Our studies raise the intriguing possibility that targeting TRPML1 function might be a viable therapeutic option for HRAS-driven cancers. The notion of inhibiting TRPML1 to attenuate tumor growth agrees with findings of MCOLN1 upregulation and a requirement for TRPML1 in proliferation and metastases of triple-negative breast cancer cells, and the survival/proliferation of melanoma cells [28,30]. Taken together, these three studies highlight some of the complexities of the relationship between TRPML1 and cancer. Similar to our findings in HRAS-driven cancer cells, Xu et al. demonstrate that TRPML1 promotes the development of triple-negative breast cancer via lysosomal exocytosis and the attendant release of ATP [25]. TRPML1 also positively regulates mTORC1 activity, and this function of the channel further promotes the breast cancer cell proliferation [25]. In a departure from this theme, TRPML1 negatively regulates both ERK phosphorylation and mTORC1 activity in melanoma [28]. Rather, the utility of blocking TRPML1 in melanoma stems from a role for the channel in potentiation of micropinocytosis [28]. As suggested by Kasitinon et al. [28], differences in the purported mechanisms by which TRPML1 promotes tumorigenesis likely reflects the presence of distinct driver mutations in the different types of cancer. If so, the qualitative similarities of the effects of TRPML1 inhibition in all three cancers are even more remarkable. The idea that endolysosomal Ca2+ release promotes tumorigenesis likely extends to other modes of cation release from these organelles [70,71]. For instance, Ca2+ permeable, nonselective endolysosomal two-pore cation channels were found to play an important role in cancer cell migration via β1-integrin trafficking and recycling [72]. Additionally, the TRPML1 paralog, TRPML2, has been shown to be involved in the onset of glioma, and inhibitors of PI(3,5)P2 biosynthesis are effective in the attenuation of cell proliferation in hepatic and hematological malignancies [73-75]. Together, these findings promise an era of cancer therapeutics that revolve around endolysosomal ionic homeostasis.
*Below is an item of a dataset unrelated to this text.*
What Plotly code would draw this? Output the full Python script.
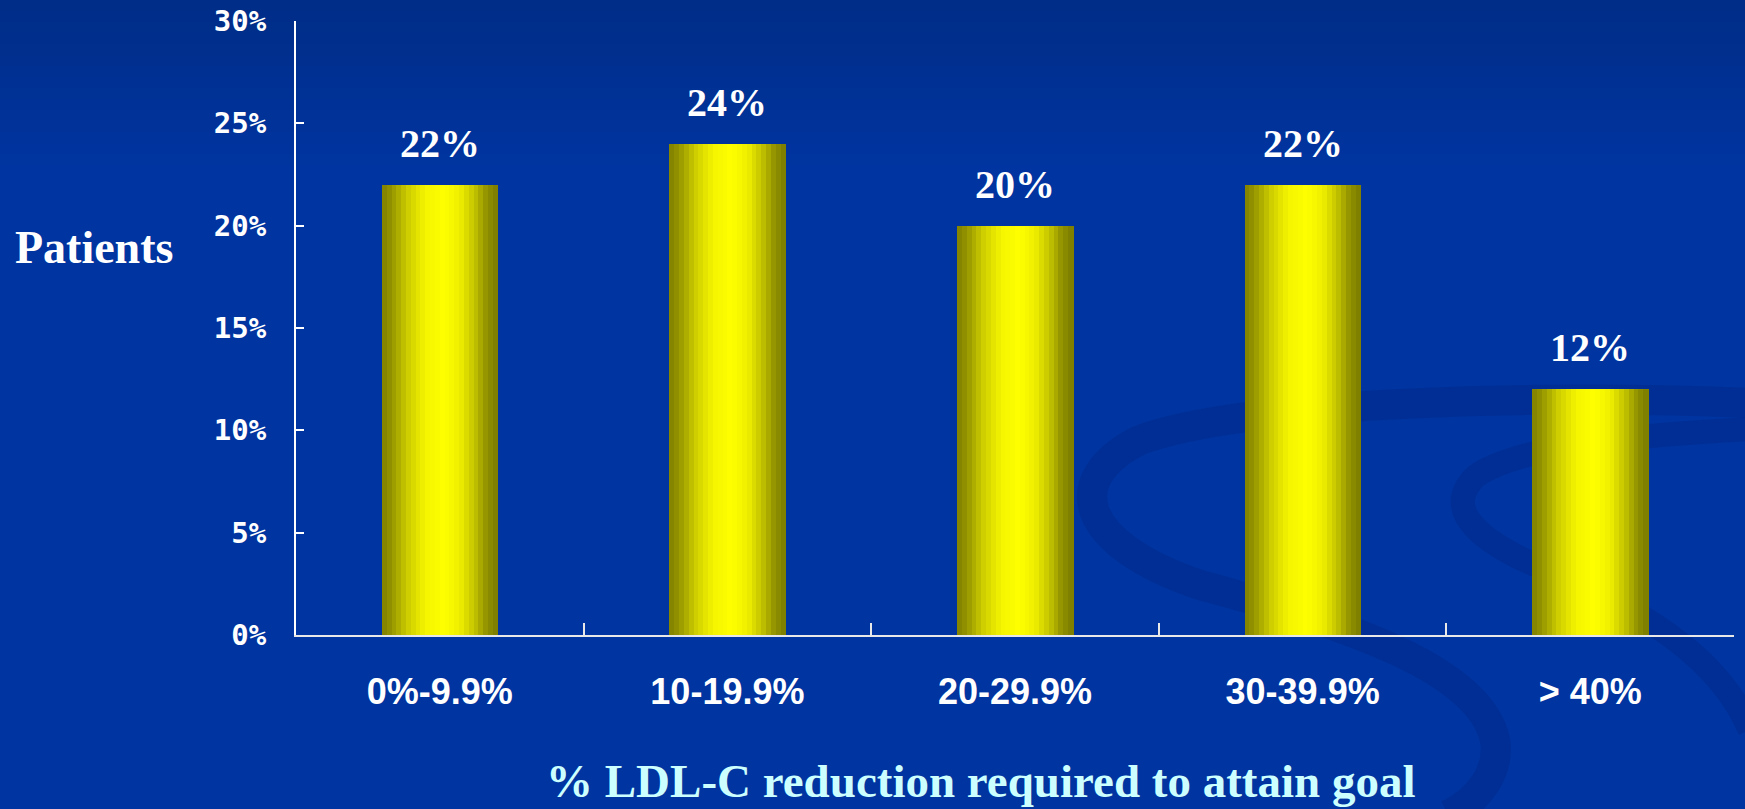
import numpy as np
import plotly.graph_objects as go

# Share of patients by LDL-C reduction needed to reach goal
categories = ["0%-9.9%", "10-19.9%", "20-29.9%", "30-39.9%", "> 40%"]
patients_pct = [22, 24, 20, 22, 12]
y_ticks = [0, 5, 10, 15, 20, 25, 30]
y_tick_labels = ["0%", "5%", "10%", "15%", "20%", "25%", "30%"]

W, H = 1745, 809
L, R, T, B = 296, 11, 21, 174
PW, PH = W - L - R, H - T - B

BG = "#0034A0"
SERIF = "Liberation Serif"
SANS = "Liberation Sans"
MONO = "DejaVu Sans Mono"


def paper(px, py):
    """Convert canvas pixel coordinates to paper coordinates."""
    return (px - L) / PW, (H - B - py) / PH


def path(points):
    cmds = []
    for cmd, pts in points:
        coords = " ".join("%.4f,%.4f" % paper(x, y) for x, y in pts)
        cmds.append(cmd + " " + coords)
    return " ".join(cmds)


fig = go.Figure()

# Cylinder shading: each bar is built from narrow vertical strips
bar_w = 0.403
n_strips = 24
stops_t = [0.0, 0.08, 0.22, 0.38, 0.54, 0.68, 0.80, 0.90, 1.0]
stops_b = [0.50, 0.58, 0.80, 0.96, 1.0, 0.93, 0.76, 0.58, 0.48]
strip_w = bar_w / n_strips
for i in range(n_strips):
    t = (i + 0.5) / n_strips
    b = float(np.interp(t, stops_t, stops_b))
    c = "rgb(%d,%d,0)" % (round(255 * b), round(255 * b))
    fig.add_trace(go.Bar(
        x=categories, y=patients_pct,
        width=strip_w * 1.15, offset=-bar_w / 2 + i * strip_w,
        marker=dict(color=c, line=dict(width=0)),
        showlegend=False, hoverinfo="skip" if i else "x+y",
    ))

# Value labels above the bars
annotations = []
for cat, v in zip(categories, patients_pct):
    annotations.append(dict(
        x=cat, y=v, xref="x", yref="y", text="%d%%" % v, showarrow=False,
        yanchor="bottom", yshift=17,
        font=dict(family=SERIF, size=40, color="white", weight="bold"),
    ))

# Axis titles
px_, py_ = paper(94, 247)
annotations.append(dict(
    x=px_, y=py_, xref="paper", yref="paper", text="Patients", showarrow=False,
    xanchor="center", yanchor="middle",
    font=dict(family=SERIF, size=46, color="white", weight="bold"),
))
px_, py_ = paper(981, 781)
annotations.append(dict(
    x=px_, y=py_, xref="paper", yref="paper",
    text="% LDL-C reduction required to attain goal", showarrow=False,
    xanchor="center", yanchor="middle",
    font=dict(family=SERIF, size=47, color="#CCFFFF", weight="bold"),
))

# Background: slightly darker band at the top fading into the slide blue
shapes = []
n_bands = 16
band_h = 11
for k in range(n_bands):
    f = k / (n_bands - 1)
    g = round(45 + (52 - 45) * f)
    bl = round(136 + (160 - 136) * f)
    x0, y0 = paper(-5, -10 if k == 0 else k * band_h)
    x1, y1 = paper(W + 5, (k + 1) * band_h + 1)
    shapes.append(dict(type="rect", xref="paper", yref="paper", x0=x0, y0=y0,
                       x1=x1, y1=y1, fillcolor="rgb(0,%d,%d)" % (g, bl),
                       line=dict(width=0), layer="below"))

# Decorative swirl ribbons in the lower right
swirl_col = "rgba(0,34,118,0.28)"
swirls = [
    [("M", [(1750, 403)]), ("C", [(1550, 395), (1250, 400), (1140, 440)]),
     ("C", [(1060, 480), (1080, 545), (1200, 585)]),
     ("C", [(1350, 625), (1480, 670), (1495, 740)]),
     ("C", [(1500, 770), (1480, 800), (1448, 815)])],
    [("M", [(1750, 429)]), ("C", [(1640, 435), (1520, 445), (1476, 476)]),
     ("C", [(1440, 510), (1480, 545), (1560, 575)]),
     ("C", [(1650, 615), (1720, 660), (1750, 730)])],
]
widths = [30, 24]
for sw, lw in zip(swirls, widths):
    shapes.append(dict(type="path", xref="paper", yref="paper", path=path(sw),
                       line=dict(color=swirl_col, width=lw), layer="below"))

fig.update_layout(
    width=W, height=H,
    margin=dict(l=L, r=R, t=T, b=B, pad=0, autoexpand=False),
    paper_bgcolor=BG, plot_bgcolor="rgba(0,0,0,0)",
    barmode="overlay", bargap=0,
    showlegend=False,
    annotations=annotations, shapes=shapes,
    xaxis=dict(
        type="category", categoryorder="array", categoryarray=categories,
        tickson="boundaries", ticks="inside", ticklen=12, tickwidth=2,
        tickcolor="#E8E8E8", showline=True, linecolor="#E8E8E8", linewidth=2,
        showgrid=False, zeroline=False, ticklabelstandoff=24, automargin=False,
        tickfont=dict(family=SANS, size=36, color="white", weight="bold"),
    ),
    yaxis=dict(
        range=[0, 30], tickvals=y_ticks, ticktext=y_tick_labels,
        ticks="inside", ticklen=8, tickwidth=2, tickcolor="white",
        showline=True, linecolor="white", linewidth=2, automargin=False,
        showgrid=False, zeroline=False, ticklabelstandoff=22,
        tickfont=dict(family=MONO, size=29, color="white", weight="bold"),
    ),
)

fig.write_html("out.html")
Despite our excitement, additional studies are going to be needed before we head to the clinic. Loss-of-function mutations in MCOLN1 are responsible for a severe childhood-onset lysosomal storage disease called mucolipidosis type IV (MLIV) [76-78]. Thus, the onset of potentially severe neurological dysfunction could deter the administration of TRPML1 inhibitors to humans. That being said, neurological deficits are unlikely to be a major barrier if the drug being administered is unable to inhibit the channel in the nervous system. One could consider using antisense oligonucleotides (ASOs) to diminish MCOLN1 expression in cancers. Given that ASOs are inherently unable to cross the blood–brain barrier [79], these drugs bear the potential to attenuate endolysosomal Ca2+ release in non-neuronal tumors while leaving MCOLN1 expression unchanged in the CNS. These and other possibilities ensure our ongoing enthusiasm regarding the development of new anti-cancer strategies that leverage the function of endolysosomal ion channels.